Monday, April 13, 2009

The Myth of Self-Esteem

Just yesterday, a well-meaning public school teacher remarked that a student's difficulties were traceable to a lack of self-esteem. The underlying hypothesis here--that low self-esteem leads to poor behavior and high self-esteem leads to "good" behavior--is just that: a hypothesis. And it is one that has been tested by psychologists such as Roy Baumeister and many others. The findings seem unequivocable to me: behavioral, athletic, or academic excellence is not caused by raising someone's self-esteem. In fact, trying to raise self-esteem directly can lead to worsening performance, a result that is in keeping with a great deal of anecdotal evidence, at least in my daily life.

Baumeister, among others, has found that those who habitually mess up--bullies and criminals, for example--don't suffer from low self-esteem.
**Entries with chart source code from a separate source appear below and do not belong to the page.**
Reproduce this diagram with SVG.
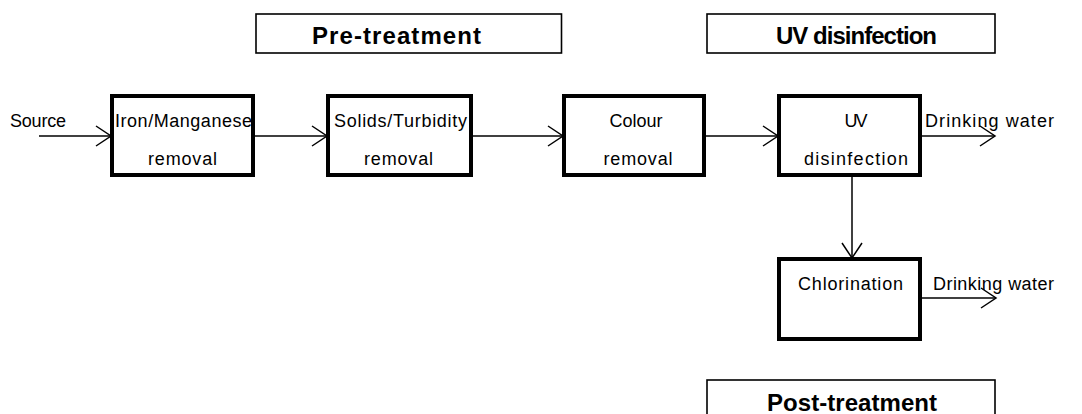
<svg xmlns="http://www.w3.org/2000/svg" width="1082" height="414" viewBox="0 0 1082 414">
<style>
.node{fill:#fff;stroke:#000;stroke-width:4}
.hdr{fill:#fff;stroke:#000;stroke-width:1.6}
.t{font-family:"Liberation Sans",Arial,sans-serif;font-size:18px;fill:#000}
.h{font-family:"Liberation Sans",Arial,sans-serif;font-size:24px;font-weight:bold;fill:#000}
.c{fill:none;stroke:#000;stroke-width:1.5}
</style>
<defs>
<marker id="arr" viewBox="-16 -12 18 24" refX="0" refY="0" markerWidth="18" markerHeight="24" markerUnits="userSpaceOnUse" orient="auto">
<path d="M-15,-10 L0,0 L-15,10" fill="none" stroke="#000" stroke-width="1.5"/>
</marker>
</defs>
<rect width="1082" height="414" fill="#fff"/>
<g id="connectors">
<line class="c" x1="39" y1="136" x2="111" y2="136" marker-end="url(#arr)"/>
<line class="c" x1="255" y1="136" x2="327" y2="136" marker-end="url(#arr)"/>
<line class="c" x1="473" y1="136" x2="563" y2="136" marker-end="url(#arr)"/>
<line class="c" x1="706" y1="136" x2="778" y2="136" marker-end="url(#arr)"/>
<line class="c" x1="922" y1="136" x2="995" y2="136" marker-end="url(#arr)"/>
<line class="c" x1="852" y1="177" x2="852" y2="258" marker-end="url(#arr)"/>
<line class="c" x1="922" y1="298" x2="996" y2="298" marker-end="url(#arr)"/>
</g>
<g id="label-source"><text class="t" x="10" y="127" textLength="56">Source</text></g>
<g id="node-iron">
<rect class="node" x="112" y="96" width="141" height="79"/>
<text class="t" x="115" y="127" textLength="137">Iron/Manganese</text>
<text class="t" x="148" y="165" textLength="69">removal</text>
</g>
<g id="node-solids">
<rect class="node" x="328" y="96" width="143" height="79"/>
<text class="t" x="334" y="127" textLength="133">Solids/Turbidity</text>
<text class="t" x="364" y="165" textLength="69">removal</text>
</g>
<g id="node-colour">
<rect class="node" x="564" y="96" width="140" height="79"/>
<text class="t" x="609.5" y="127" textLength="53">Colour</text>
<text class="t" x="603.5" y="165" textLength="69">removal</text>
</g>
<g id="node-uv">
<rect class="node" x="779" y="96" width="141" height="79"/>
<text class="t" x="844.5" y="127" textLength="23">UV</text>
<text class="t" x="804" y="165" textLength="104">disinfection</text>
</g>
<g id="label-drinking1"><text class="t" x="925" y="127" textLength="129">Drinking water</text></g>
<g id="node-chlorination">
<rect class="node" x="779" y="259" width="141" height="80"/>
<text class="t" x="798" y="290" textLength="105">Chlorination</text>
</g>
<g id="label-drinking2"><text class="t" x="933" y="290" textLength="121">Drinking water</text></g>
<g id="header-pre">
<rect class="hdr" x="256" y="14" width="305.5" height="39"/>
<text class="h" x="312" y="44" textLength="169">Pre-treatment</text>
</g>
<g id="header-uv">
<rect class="hdr" x="707" y="14" width="288" height="39"/>
<text class="h" x="776" y="44" textLength="161">UV disinfection</text>
</g>
<g id="header-post">
<rect class="hdr" x="707" y="380" width="288" height="40"/>
<text class="h" x="767" y="411" textLength="170">Post-treatment</text>
</g>
</svg>
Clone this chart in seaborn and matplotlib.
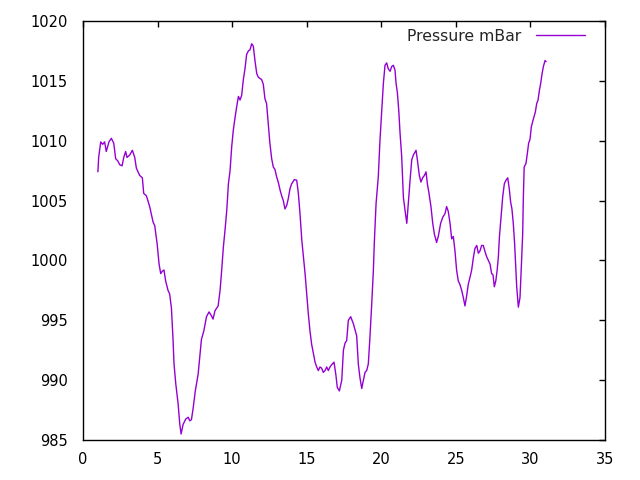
import matplotlib
matplotlib.use("Agg")
import matplotlib.pyplot as plt
import seaborn as sns
import pandas as pd

days = [1.00, 1.05, 1.19, 1.32, 1.45, 1.56, 1.74, 1.90, 2.06, 2.19, 2.34, 2.46, 2.62, 2.73, 2.86, 2.95,
        3.13, 3.31, 3.47, 3.58, 3.80, 3.98, 4.07, 4.25, 4.47, 4.70, 4.81, 4.97, 5.10, 5.21, 5.32, 5.43,
        5.54, 5.70, 5.81, 5.93, 6.04, 6.10, 6.22, 6.38, 6.49, 6.58, 6.71, 6.89, 7.05, 7.16, 7.27, 7.38,
        7.53, 7.72, 7.83, 7.94, 8.10, 8.28, 8.45, 8.60, 8.72, 8.85, 9.06, 9.19, 9.30, 9.41, 9.52, 9.64,
        9.75, 9.86, 9.97, 10.08, 10.19, 10.30, 10.42, 10.53, 10.64, 10.75, 10.86, 10.97, 11.09, 11.20,
        11.31, 11.42, 11.53, 11.65, 11.76, 11.87, 11.98, 12.09, 12.20, 12.31, 12.42, 12.53, 12.65, 12.76,
        12.87, 12.98, 13.10, 13.21, 13.32, 13.43, 13.54, 13.66, 13.77, 13.88, 13.99, 14.17, 14.33, 14.44,
        14.55, 14.67, 14.78, 14.89, 15.00, 15.11, 15.22, 15.33, 15.45, 15.56, 15.67, 15.78, 15.89, 16.00,
        16.11, 16.23, 16.34, 16.45, 16.56, 16.68, 16.83, 16.96, 17.05, 17.19, 17.35, 17.46, 17.57, 17.68,
        17.79, 17.95, 18.13, 18.24, 18.35, 18.46, 18.57, 18.69, 18.80, 18.91, 19.02, 19.13, 19.24, 19.36,
        19.47, 19.53, 19.65, 19.80, 19.91, 20.03, 20.14, 20.25, 20.36, 20.47, 20.59, 20.70, 20.81, 20.92,
        20.99, 21.08, 21.17, 21.26, 21.37, 21.48, 21.59, 21.71, 21.81, 21.93, 22.04, 22.15, 22.33, 22.42,
        22.55, 22.66, 22.77, 22.89, 23.00, 23.09, 23.20, 23.33, 23.45, 23.56, 23.71, 23.82, 23.98, 24.12,
        24.27, 24.38, 24.49, 24.61, 24.72, 24.83, 24.94, 25.05, 25.16, 25.27, 25.39, 25.50, 25.61, 25.72,
        25.83, 25.95, 26.06, 26.17, 26.28, 26.40, 26.51, 26.62, 26.73, 26.84, 26.95, 27.07, 27.18, 27.29,
        27.40, 27.49, 27.58, 27.68, 27.77, 27.85, 27.92, 28.03, 28.14, 28.25, 28.36, 28.48, 28.59, 28.67,
        28.76, 28.85, 28.94, 29.01, 29.08, 29.19, 29.30, 29.36, 29.43, 29.48, 29.52, 29.58, 29.70, 29.79,
        29.88, 29.97, 30.06, 30.15, 30.24, 30.33, 30.42, 30.51, 30.60, 30.69, 30.78, 30.87, 30.98, 31.05]

pressure = [1007.4, 1008.6, 1009.9, 1009.7, 1009.9, 1009.1, 1009.9, 1010.2, 1009.8, 1008.5, 1008.3, 1008.0,
            1007.9, 1008.6, 1009.1, 1008.6, 1008.8, 1009.2, 1008.6, 1007.7, 1007.1, 1006.9, 1005.6, 1005.4,
            1004.5, 1003.2, 1002.9, 1001.4, 999.7, 998.9, 999.1, 999.2, 998.3, 997.5, 997.2, 996.0,
            993.3, 991.4, 989.7, 988.0, 986.3, 985.5, 986.3, 986.75, 986.9, 986.6, 986.7, 987.6,
            989.1, 990.5, 992.0, 993.4, 994.1, 995.3, 995.7, 995.4, 995.1, 995.8, 996.2, 997.5,
            999.2, 1001.1, 1002.5, 1004.2, 1006.4, 1007.5, 1009.5, 1010.9, 1011.9, 1012.8, 1013.7, 1013.4,
            1013.8, 1015.1, 1016.0, 1017.2, 1017.5, 1017.6, 1018.1, 1017.9, 1016.7, 1015.6, 1015.3, 1015.2,
            1015.1, 1014.7, 1013.5, 1013.1, 1011.4, 1009.8, 1008.5, 1007.8, 1007.6, 1007.0, 1006.5, 1005.9,
            1005.4, 1005.0, 1004.3, 1004.6, 1005.2, 1006.0, 1006.4, 1006.75, 1006.7, 1005.6, 1003.9, 1001.7,
            1000.3, 998.9, 997.2, 995.5, 994.1, 993.0, 992.2, 991.5, 991.1, 990.8, 991.1, 991.0,
            990.65, 990.8, 991.1, 990.8, 991.1, 991.3, 991.5, 990.4, 989.4, 989.1, 990.0, 992.5,
            993.1, 993.3, 995.0, 995.3, 994.7, 994.2, 993.7, 991.35, 990.2, 989.3, 990.0, 990.65,
            990.8, 991.35, 993.6, 996.4, 999.2, 1001.4, 1004.75, 1007.0, 1010.0, 1012.55, 1014.8, 1016.3,
            1016.5, 1016.0, 1015.8, 1016.2, 1016.3, 1015.9, 1014.8, 1014.0, 1012.55, 1010.6, 1008.65, 1005.3,
            1004.2, 1003.1, 1004.75, 1006.7, 1008.4, 1008.8, 1009.2, 1008.4, 1007.1, 1006.55, 1006.9, 1007.1,
            1007.4, 1006.4, 1005.6, 1004.5, 1003.1, 1002.2, 1001.5, 1002.0, 1003.1, 1003.6, 1003.9, 1004.5,
            1004.1, 1003.1, 1001.8, 1002.0, 1000.8, 999.2, 998.3, 998.0, 997.5, 996.9, 996.2, 997.0,
            998.0, 998.6, 999.2, 1000.2, 1001.0, 1001.25, 1000.6, 1000.8, 1001.25, 1001.25, 1000.75, 1000.3,
            1000.0, 999.7, 998.9, 998.8, 997.8, 998.3, 999.2, 1000.3, 1001.95, 1003.6, 1005.3, 1006.4,
            1006.7, 1006.9, 1005.9, 1004.9, 1004.3, 1003.1, 1001.4, 999.5, 997.8, 996.1, 996.9, 998.6,
            1000.8, 1002.2, 1005.0, 1007.8, 1008.1, 1008.9, 1009.8, 1010.1, 1011.15, 1011.6, 1012.0, 1012.4,
            1013.1, 1013.4, 1014.2, 1014.8, 1015.6, 1016.2, 1016.7, 1016.6]

x_ticks = [0, 5, 10, 15, 20, 25, 30, 35]
y_ticks = [985, 990, 995, 1000, 1005, 1010, 1015, 1020]
series_label = "Pressure mBar"

sns.set_style("white")
plt.rcParams['font.family'] = ['DejaVu Sans']

df = pd.DataFrame({"day": days, "pressure": pressure, "series": series_label})

fig = plt.figure(figsize=(6.4, 4.8), dpi=100)
ax = fig.add_axes([83/640, 1 - 440/480, (605 - 83)/640, (440 - 21)/480])

sns.lineplot(data=df, x="day", y="pressure", hue="series", palette=["#9400D3"],
             estimator=None, sort=False, linewidth=1.0, ax=ax)

ax.set_xlim(0, 35)
ax.set_ylim(985, 1020)
ax.set_xticks(x_ticks)
ax.set_yticks(y_ticks)
ax.set_xlabel("")
ax.set_ylabel("")
for s in ax.spines.values():
    s.set_visible(True)
    s.set_color("black")
    s.set_linewidth(1.0)
ax.tick_params(axis="both", direction="in", length=4, width=1, color="black",
               top=True, right=True, labelsize=10.5, labelcolor="black")
ax.tick_params(axis="y", pad=11)
ax.tick_params(axis="x", pad=9)

ax.legend(loc="upper right", frameon=False, markerfirst=False, handlelength=3.12,
          handletextpad=0.9, fontsize=11.3, borderaxespad=0.3,
          bbox_to_anchor=(0.982, 1.008))

fig.savefig("out.png", dpi=100)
Rather, they may display an especially inflated, self-regarding form, usually referred to as narcissism. Insofar as students have been encouraged to become raging narcissists, they have been cheated. They are walking on a path that leads to progressively weaker behavior.

Effective training or teaching--as has been known for a few thousand years--should focus on the result, the concrete behavior or accomplishment. Complimenting for objective accomplishment can increase future excellence. However, we live in the 21st century, not some past in which children or apprentices could be treated like trash until they proved themselves. Though we need not constantly compliment the inner person just for being a person, we should be reluctant to hand out abuse under the guise of toughing up students.

Compliment the behavior, not the person or personality. Refrain from negative reinforcement when it insults human dignity. But remember that people--particularly children and teenagers--are a lot more resilient than we often acknowledge in these paranoid times. Some struggle is essential.